長野の諏訪には7年に一度開催される「御柱祭」というのがあるでしょ?これも7年に1度開催される善光寺の「御開帳」という神事も、境内に大きな柱を立てて、そこに本殿からひもを結ぶ。その紐の先は善光寺の御本尊に到達していて、その柱に触れれば御本尊に触ったのと同じご利益があるとされている。
チャーリーさんは今回Marshall Blog初登場だが、実は前から存知上げていた。
あるバンドコンテストの決勝戦にエントリーしたバンドにサポートで参加していたのを拝見したのだ。深めにディレイをかけてギンギンに弾きまくる姿が印象的だった。

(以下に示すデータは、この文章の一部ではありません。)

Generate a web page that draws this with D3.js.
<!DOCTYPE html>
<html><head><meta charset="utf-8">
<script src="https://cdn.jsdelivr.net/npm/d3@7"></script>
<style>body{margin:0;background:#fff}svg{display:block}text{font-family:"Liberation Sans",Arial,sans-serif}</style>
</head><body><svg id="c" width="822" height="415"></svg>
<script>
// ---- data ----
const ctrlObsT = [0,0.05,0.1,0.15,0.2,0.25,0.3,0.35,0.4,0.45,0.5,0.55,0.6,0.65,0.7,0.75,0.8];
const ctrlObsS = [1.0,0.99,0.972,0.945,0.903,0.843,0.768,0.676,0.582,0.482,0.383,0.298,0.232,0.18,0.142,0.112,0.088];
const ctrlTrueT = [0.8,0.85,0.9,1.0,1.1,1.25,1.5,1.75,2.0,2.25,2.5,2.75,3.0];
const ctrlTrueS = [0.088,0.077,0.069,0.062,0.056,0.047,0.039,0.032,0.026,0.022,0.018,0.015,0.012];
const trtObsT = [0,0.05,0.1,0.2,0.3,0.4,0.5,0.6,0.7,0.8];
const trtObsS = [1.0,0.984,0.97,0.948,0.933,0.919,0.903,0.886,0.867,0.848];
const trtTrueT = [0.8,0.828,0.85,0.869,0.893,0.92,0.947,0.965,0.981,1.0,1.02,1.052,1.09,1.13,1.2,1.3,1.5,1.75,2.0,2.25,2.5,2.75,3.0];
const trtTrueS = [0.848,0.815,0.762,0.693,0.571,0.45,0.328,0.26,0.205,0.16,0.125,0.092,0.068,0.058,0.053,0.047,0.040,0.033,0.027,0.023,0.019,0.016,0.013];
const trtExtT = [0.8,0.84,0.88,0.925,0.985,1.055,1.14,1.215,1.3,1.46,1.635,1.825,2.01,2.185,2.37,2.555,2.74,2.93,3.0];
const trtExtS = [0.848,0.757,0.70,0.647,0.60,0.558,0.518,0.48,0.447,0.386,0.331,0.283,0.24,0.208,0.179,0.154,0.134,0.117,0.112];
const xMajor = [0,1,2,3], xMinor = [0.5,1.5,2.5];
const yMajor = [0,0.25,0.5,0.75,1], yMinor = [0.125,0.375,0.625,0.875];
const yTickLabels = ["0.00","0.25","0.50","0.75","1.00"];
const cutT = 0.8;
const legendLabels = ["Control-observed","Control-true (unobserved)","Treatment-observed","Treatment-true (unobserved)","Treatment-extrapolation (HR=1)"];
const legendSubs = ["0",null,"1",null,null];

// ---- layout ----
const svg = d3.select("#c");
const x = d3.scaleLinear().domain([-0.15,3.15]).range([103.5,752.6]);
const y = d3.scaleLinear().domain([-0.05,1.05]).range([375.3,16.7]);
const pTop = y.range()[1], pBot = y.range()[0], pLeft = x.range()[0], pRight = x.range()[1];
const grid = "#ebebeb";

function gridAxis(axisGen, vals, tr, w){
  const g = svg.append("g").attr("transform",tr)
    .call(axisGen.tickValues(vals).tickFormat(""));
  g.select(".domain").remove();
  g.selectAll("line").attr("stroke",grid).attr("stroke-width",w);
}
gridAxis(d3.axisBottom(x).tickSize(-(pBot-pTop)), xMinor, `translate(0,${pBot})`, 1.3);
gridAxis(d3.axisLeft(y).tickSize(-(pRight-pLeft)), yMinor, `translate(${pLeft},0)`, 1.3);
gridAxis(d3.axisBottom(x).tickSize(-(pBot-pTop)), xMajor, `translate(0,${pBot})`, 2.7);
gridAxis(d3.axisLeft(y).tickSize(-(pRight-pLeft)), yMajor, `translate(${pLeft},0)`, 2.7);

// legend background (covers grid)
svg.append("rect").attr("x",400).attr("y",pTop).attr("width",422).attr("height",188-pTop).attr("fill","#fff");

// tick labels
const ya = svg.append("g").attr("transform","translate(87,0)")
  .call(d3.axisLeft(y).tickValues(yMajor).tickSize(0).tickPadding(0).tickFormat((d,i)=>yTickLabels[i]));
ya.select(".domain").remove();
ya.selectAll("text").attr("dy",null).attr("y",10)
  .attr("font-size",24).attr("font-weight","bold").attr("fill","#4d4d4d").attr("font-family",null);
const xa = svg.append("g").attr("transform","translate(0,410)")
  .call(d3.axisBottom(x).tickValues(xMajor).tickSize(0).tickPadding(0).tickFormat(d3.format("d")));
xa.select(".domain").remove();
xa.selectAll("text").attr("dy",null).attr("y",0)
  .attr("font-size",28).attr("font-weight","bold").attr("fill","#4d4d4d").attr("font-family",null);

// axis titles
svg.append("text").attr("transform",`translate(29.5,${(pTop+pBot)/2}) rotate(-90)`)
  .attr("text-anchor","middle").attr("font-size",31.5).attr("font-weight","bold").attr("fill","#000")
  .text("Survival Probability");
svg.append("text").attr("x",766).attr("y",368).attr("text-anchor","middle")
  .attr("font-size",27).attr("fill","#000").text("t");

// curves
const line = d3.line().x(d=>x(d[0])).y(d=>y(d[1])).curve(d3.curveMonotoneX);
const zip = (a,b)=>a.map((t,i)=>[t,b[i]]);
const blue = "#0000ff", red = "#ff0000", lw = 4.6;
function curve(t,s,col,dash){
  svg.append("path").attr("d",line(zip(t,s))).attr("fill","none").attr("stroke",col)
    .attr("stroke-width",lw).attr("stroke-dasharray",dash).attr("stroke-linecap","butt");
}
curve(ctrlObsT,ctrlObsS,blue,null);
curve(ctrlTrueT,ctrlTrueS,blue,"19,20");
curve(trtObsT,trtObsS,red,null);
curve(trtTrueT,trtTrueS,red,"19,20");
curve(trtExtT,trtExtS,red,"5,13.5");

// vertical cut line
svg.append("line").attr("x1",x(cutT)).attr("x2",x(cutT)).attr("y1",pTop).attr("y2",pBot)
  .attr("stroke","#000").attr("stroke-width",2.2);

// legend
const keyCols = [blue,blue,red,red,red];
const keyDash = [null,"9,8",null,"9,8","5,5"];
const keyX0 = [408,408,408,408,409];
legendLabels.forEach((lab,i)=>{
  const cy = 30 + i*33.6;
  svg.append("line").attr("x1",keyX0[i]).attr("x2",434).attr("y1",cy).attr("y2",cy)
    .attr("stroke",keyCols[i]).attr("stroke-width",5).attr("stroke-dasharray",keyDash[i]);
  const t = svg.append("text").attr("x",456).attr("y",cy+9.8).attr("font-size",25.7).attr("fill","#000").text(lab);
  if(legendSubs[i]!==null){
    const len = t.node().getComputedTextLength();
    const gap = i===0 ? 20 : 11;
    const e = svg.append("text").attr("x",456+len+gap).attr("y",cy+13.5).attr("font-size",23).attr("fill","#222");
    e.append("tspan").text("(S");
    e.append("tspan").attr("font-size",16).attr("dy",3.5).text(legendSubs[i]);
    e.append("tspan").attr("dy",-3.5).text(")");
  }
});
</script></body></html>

だから覚えていた。
星山さんもKelly SIMONZさんのBlind Faithの時に初めてお会いした。現在はトシヒケタさんと活動を共にしたりされている。
「尊敬する三宅さんの後で演奏しにくい…はじめに出ればよかった!」なんてMCで言っていたが…。
トンデモナイ!
このバンド、すごいよ。もはやStrange, Beautiful and Loudの曲がポップ・チューンに聴こえて来るぐらいストイックな音楽なのだ。
かといって特段フリーだとかノイズだとか、アヴァンギャルド的な要素はまったくない。
例えて言うとJohn AbercrombieとかTerje Rypdalのような感じに私の耳には聞こえる。ECMサウンドっぽいというか…。とにかくこちらもかなりワン・アンド・オンリー。
リズム隊もかなり強力で、「一体どうやって曲を覚えるんだ?!」というシビアな演奏。
さすが百戦錬磨のテクニシャンたち…と演奏を聞いて唸ってしまった!
アンコールはお約束のセッション。
今日はTony Williamsの「Red Alert」。
実際の動画がアップされているので是非ご覧いただきたい。
オリジナルのギターはAllan Holdsworth。
…なんてことはお構いなしに自分のスタイルで表現を積み重ねるふたり!
よ~、こんな曲選んで来るわ。そういえば開演前の楽屋で『Emergency!』は果たして名盤か?で盛り上がったんだったっけ!